Again within days, our friend Bob Holtzman over at Indigenous Boats posted a different piece from Science Daily, this one on pre-Columbian raft transport. Researchers at no less than MIT studied the feasibility of coast-wise raft-based trade between American cultures and determined the rafts noted in European accounts were possible. From the Science Daily piece:

In order to gain a better understanding of the rafts and their possible uses, Dewan and other students in Hosler’s class built a small-scale replica of one of the rafts to study its seaworthiness and handling, and they tested it in the Charles River in 2004. Later, Dewan did a detailed computer analysis of the size, weight and cargo capacity of the rafts to arrive at a better understanding of their use for trade along the Pacific coast.

“It’s a nontrivial engineering problem to get one of these to work properly,” explained Dewan, who graduated last year with a double major in nuclear engineering and mechanical engineering. Although the early sketches give a general sense of the construction, it took careful study with a computerized engineering design program to work out details of dimensions, materials, sail size and configuration, and the arrangement of centerboards. These boards were used in place of a keel to prevent the craft from being blown to the side, and also provided a steering mechanism by selectively raising and lowering different boards from among two rows of them arranged on each side of the craft.

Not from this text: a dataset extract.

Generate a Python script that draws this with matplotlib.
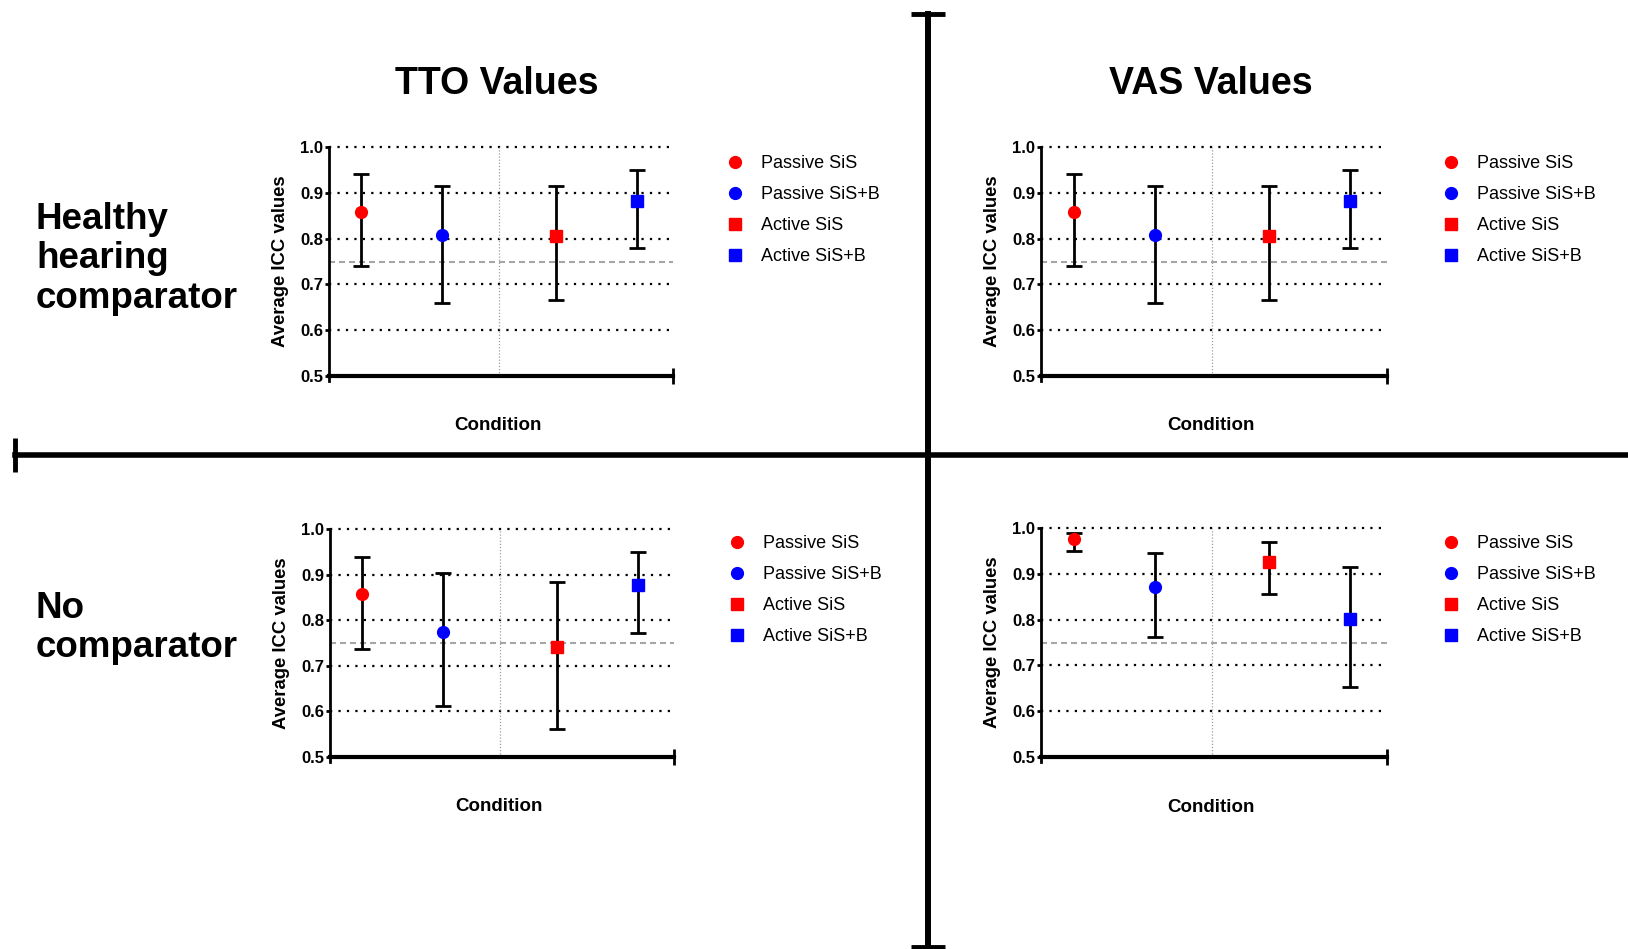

Although much of the raft design may have seemed familiar to the Europeans, some details were unique, such as masts made from flexible wood so that they could be curved downward to adjust the sails to the strength of the wind, the centerboards used as a steering mechanism, and the use of balsa wood, which is indigenous to Ecuador.

Other work figured out how the balsa logs would have survived ship worms and such. Very interesting, and probably further suggesting that people were thinking about boats well earlier than we believe. Thanks to Bob for sharing this one.